** start **

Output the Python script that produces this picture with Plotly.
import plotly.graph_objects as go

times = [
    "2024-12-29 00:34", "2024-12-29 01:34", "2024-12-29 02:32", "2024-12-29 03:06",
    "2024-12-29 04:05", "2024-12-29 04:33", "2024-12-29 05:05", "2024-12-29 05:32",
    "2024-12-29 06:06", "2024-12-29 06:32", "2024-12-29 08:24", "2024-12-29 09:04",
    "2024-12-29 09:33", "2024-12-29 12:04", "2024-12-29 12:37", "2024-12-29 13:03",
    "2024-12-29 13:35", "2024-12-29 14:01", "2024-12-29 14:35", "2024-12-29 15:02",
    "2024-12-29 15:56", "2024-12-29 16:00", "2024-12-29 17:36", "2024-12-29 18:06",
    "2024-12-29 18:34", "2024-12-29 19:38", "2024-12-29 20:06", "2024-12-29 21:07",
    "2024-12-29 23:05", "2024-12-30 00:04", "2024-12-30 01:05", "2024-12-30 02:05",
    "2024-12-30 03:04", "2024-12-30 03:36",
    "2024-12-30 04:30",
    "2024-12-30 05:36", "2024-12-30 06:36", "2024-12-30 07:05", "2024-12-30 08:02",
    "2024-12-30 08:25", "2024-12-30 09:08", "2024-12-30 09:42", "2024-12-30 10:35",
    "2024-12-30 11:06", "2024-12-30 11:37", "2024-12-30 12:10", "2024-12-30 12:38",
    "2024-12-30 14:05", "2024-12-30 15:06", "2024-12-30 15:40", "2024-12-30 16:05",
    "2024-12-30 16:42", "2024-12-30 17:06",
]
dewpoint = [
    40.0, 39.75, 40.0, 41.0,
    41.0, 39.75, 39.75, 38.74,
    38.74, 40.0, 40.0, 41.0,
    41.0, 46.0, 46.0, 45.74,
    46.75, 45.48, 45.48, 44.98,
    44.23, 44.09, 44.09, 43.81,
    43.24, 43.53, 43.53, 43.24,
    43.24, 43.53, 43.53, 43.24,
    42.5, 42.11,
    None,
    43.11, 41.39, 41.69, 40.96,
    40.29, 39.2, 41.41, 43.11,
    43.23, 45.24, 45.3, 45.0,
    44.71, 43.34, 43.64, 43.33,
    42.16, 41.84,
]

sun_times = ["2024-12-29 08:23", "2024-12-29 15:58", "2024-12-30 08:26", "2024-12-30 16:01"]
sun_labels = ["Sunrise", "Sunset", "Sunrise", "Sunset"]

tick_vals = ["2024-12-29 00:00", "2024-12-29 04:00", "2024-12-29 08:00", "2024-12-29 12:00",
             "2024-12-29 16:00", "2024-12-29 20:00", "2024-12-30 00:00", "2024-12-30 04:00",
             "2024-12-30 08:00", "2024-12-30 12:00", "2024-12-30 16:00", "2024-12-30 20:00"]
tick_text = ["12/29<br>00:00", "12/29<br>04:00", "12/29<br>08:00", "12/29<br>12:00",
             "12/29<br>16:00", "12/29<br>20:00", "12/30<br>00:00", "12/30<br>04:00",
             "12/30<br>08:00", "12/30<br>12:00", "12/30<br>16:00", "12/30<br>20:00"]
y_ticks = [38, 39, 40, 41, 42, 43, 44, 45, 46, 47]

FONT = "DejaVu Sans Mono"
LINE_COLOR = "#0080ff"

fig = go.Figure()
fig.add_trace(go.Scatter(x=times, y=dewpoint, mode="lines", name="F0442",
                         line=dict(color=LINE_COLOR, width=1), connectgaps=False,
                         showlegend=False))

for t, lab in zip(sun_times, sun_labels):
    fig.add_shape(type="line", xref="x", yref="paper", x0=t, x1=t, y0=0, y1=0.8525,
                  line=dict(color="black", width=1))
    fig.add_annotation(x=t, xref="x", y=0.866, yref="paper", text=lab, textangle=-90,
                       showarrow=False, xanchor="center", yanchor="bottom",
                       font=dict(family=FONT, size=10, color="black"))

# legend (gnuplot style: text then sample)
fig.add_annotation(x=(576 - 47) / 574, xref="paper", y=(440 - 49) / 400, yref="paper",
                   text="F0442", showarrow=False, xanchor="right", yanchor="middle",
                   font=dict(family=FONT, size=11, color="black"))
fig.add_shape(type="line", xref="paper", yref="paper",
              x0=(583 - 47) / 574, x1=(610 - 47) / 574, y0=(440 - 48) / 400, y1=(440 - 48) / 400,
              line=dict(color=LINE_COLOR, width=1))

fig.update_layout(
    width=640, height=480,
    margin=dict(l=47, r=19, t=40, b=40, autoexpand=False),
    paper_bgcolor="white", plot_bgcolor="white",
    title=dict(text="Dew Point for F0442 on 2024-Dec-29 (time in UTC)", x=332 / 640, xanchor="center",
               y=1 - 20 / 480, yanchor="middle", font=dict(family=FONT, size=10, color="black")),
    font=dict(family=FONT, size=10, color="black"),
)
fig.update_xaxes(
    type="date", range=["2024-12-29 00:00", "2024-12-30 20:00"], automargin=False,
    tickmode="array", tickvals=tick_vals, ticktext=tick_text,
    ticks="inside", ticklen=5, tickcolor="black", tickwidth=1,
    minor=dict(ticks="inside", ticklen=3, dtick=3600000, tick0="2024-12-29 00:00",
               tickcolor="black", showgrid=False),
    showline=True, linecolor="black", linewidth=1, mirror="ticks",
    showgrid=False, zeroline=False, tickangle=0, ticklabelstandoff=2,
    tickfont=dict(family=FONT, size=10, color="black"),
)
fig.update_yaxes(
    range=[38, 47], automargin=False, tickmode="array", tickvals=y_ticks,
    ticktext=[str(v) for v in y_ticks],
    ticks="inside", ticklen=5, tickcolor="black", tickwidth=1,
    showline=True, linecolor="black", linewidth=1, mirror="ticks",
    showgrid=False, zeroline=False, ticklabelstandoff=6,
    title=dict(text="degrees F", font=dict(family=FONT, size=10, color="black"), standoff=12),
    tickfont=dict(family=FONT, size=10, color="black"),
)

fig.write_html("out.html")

** end **

* To do
Type the whole listing again, unaltered.

* Answer below
Output the Python script that produces this picture with Plotly.
import plotly.graph_objects as go

times = [
    "2024-12-29 00:34", "2024-12-29 01:34", "2024-12-29 02:32", "2024-12-29 03:06",
    "2024-12-29 04:05", "2024-12-29 04:33", "2024-12-29 05:05", "2024-12-29 05:32",
    "2024-12-29 06:06", "2024-12-29 06:32", "2024-12-29 08:24", "2024-12-29 09:04",
    "2024-12-29 09:33", "2024-12-29 12:04", "2024-12-29 12:37", "2024-12-29 13:03",
    "2024-12-29 13:35", "2024-12-29 14:01", "2024-12-29 14:35", "2024-12-29 15:02",
    "2024-12-29 15:56", "2024-12-29 16:00", "2024-12-29 17:36", "2024-12-29 18:06",
    "2024-12-29 18:34", "2024-12-29 19:38", "2024-12-29 20:06", "2024-12-29 21:07",
    "2024-12-29 23:05", "2024-12-30 00:04", "2024-12-30 01:05", "2024-12-30 02:05",
    "2024-12-30 03:04", "2024-12-30 03:36",
    "2024-12-30 04:30",
    "2024-12-30 05:36", "2024-12-30 06:36", "2024-12-30 07:05", "2024-12-30 08:02",
    "2024-12-30 08:25", "2024-12-30 09:08", "2024-12-30 09:42", "2024-12-30 10:35",
    "2024-12-30 11:06", "2024-12-30 11:37", "2024-12-30 12:10", "2024-12-30 12:38",
    "2024-12-30 14:05", "2024-12-30 15:06", "2024-12-30 15:40", "2024-12-30 16:05",
    "2024-12-30 16:42", "2024-12-30 17:06",
]
dewpoint = [
    40.0, 39.75, 40.0, 41.0,
    41.0, 39.75, 39.75, 38.74,
    38.74, 40.0, 40.0, 41.0,
    41.0, 46.0, 46.0, 45.74,
    46.75, 45.48, 45.48, 44.98,
    44.23, 44.09, 44.09, 43.81,
    43.24, 43.53, 43.53, 43.24,
    43.24, 43.53, 43.53, 43.24,
    42.5, 42.11,
    None,
    43.11, 41.39, 41.69, 40.96,
    40.29, 39.2, 41.41, 43.11,
    43.23, 45.24, 45.3, 45.0,
    44.71, 43.34, 43.64, 43.33,
    42.16, 41.84,
]

sun_times = ["2024-12-29 08:23", "2024-12-29 15:58", "2024-12-30 08:26", "2024-12-30 16:01"]
sun_labels = ["Sunrise", "Sunset", "Sunrise", "Sunset"]

tick_vals = ["2024-12-29 00:00", "2024-12-29 04:00", "2024-12-29 08:00", "2024-12-29 12:00",
             "2024-12-29 16:00", "2024-12-29 20:00", "2024-12-30 00:00", "2024-12-30 04:00",
             "2024-12-30 08:00", "2024-12-30 12:00", "2024-12-30 16:00", "2024-12-30 20:00"]
tick_text = ["12/29<br>00:00", "12/29<br>04:00", "12/29<br>08:00", "12/29<br>12:00",
             "12/29<br>16:00", "12/29<br>20:00", "12/30<br>00:00", "12/30<br>04:00",
             "12/30<br>08:00", "12/30<br>12:00", "12/30<br>16:00", "12/30<br>20:00"]
y_ticks = [38, 39, 40, 41, 42, 43, 44, 45, 46, 47]

FONT = "DejaVu Sans Mono"
LINE_COLOR = "#0080ff"

fig = go.Figure()
fig.add_trace(go.Scatter(x=times, y=dewpoint, mode="lines", name="F0442",
                         line=dict(color=LINE_COLOR, width=1), connectgaps=False,
                         showlegend=False))

for t, lab in zip(sun_times, sun_labels):
    fig.add_shape(type="line", xref="x", yref="paper", x0=t, x1=t, y0=0, y1=0.8525,
                  line=dict(color="black", width=1))
    fig.add_annotation(x=t, xref="x", y=0.866, yref="paper", text=lab, textangle=-90,
                       showarrow=False, xanchor="center", yanchor="bottom",
                       font=dict(family=FONT, size=10, color="black"))

# legend (gnuplot style: text then sample)
fig.add_annotation(x=(576 - 47) / 574, xref="paper", y=(440 - 49) / 400, yref="paper",
                   text="F0442", showarrow=False, xanchor="right", yanchor="middle",
                   font=dict(family=FONT, size=11, color="black"))
fig.add_shape(type="line", xref="paper", yref="paper",
              x0=(583 - 47) / 574, x1=(610 - 47) / 574, y0=(440 - 48) / 400, y1=(440 - 48) / 400,
              line=dict(color=LINE_COLOR, width=1))

fig.update_layout(
    width=640, height=480,
    margin=dict(l=47, r=19, t=40, b=40, autoexpand=False),
    paper_bgcolor="white", plot_bgcolor="white",
    title=dict(text="Dew Point for F0442 on 2024-Dec-29 (time in UTC)", x=332 / 640, xanchor="center",
               y=1 - 20 / 480, yanchor="middle", font=dict(family=FONT, size=10, color="black")),
    font=dict(family=FONT, size=10, color="black"),
)
fig.update_xaxes(
    type="date", range=["2024-12-29 00:00", "2024-12-30 20:00"], automargin=False,
    tickmode="array", tickvals=tick_vals, ticktext=tick_text,
    ticks="inside", ticklen=5, tickcolor="black", tickwidth=1,
    minor=dict(ticks="inside", ticklen=3, dtick=3600000, tick0="2024-12-29 00:00",
               tickcolor="black", showgrid=False),
    showline=True, linecolor="black", linewidth=1, mirror="ticks",
    showgrid=False, zeroline=False, tickangle=0, ticklabelstandoff=2,
    tickfont=dict(family=FONT, size=10, color="black"),
)
fig.update_yaxes(
    range=[38, 47], automargin=False, tickmode="array", tickvals=y_ticks,
    ticktext=[str(v) for v in y_ticks],
    ticks="inside", ticklen=5, tickcolor="black", tickwidth=1,
    showline=True, linecolor="black", linewidth=1, mirror="ticks",
    showgrid=False, zeroline=False, ticklabelstandoff=6,
    title=dict(text="degrees F", font=dict(family=FONT, size=10, color="black"), standoff=12),
    tickfont=dict(family=FONT, size=10, color="black"),
)

fig.write_html("out.html")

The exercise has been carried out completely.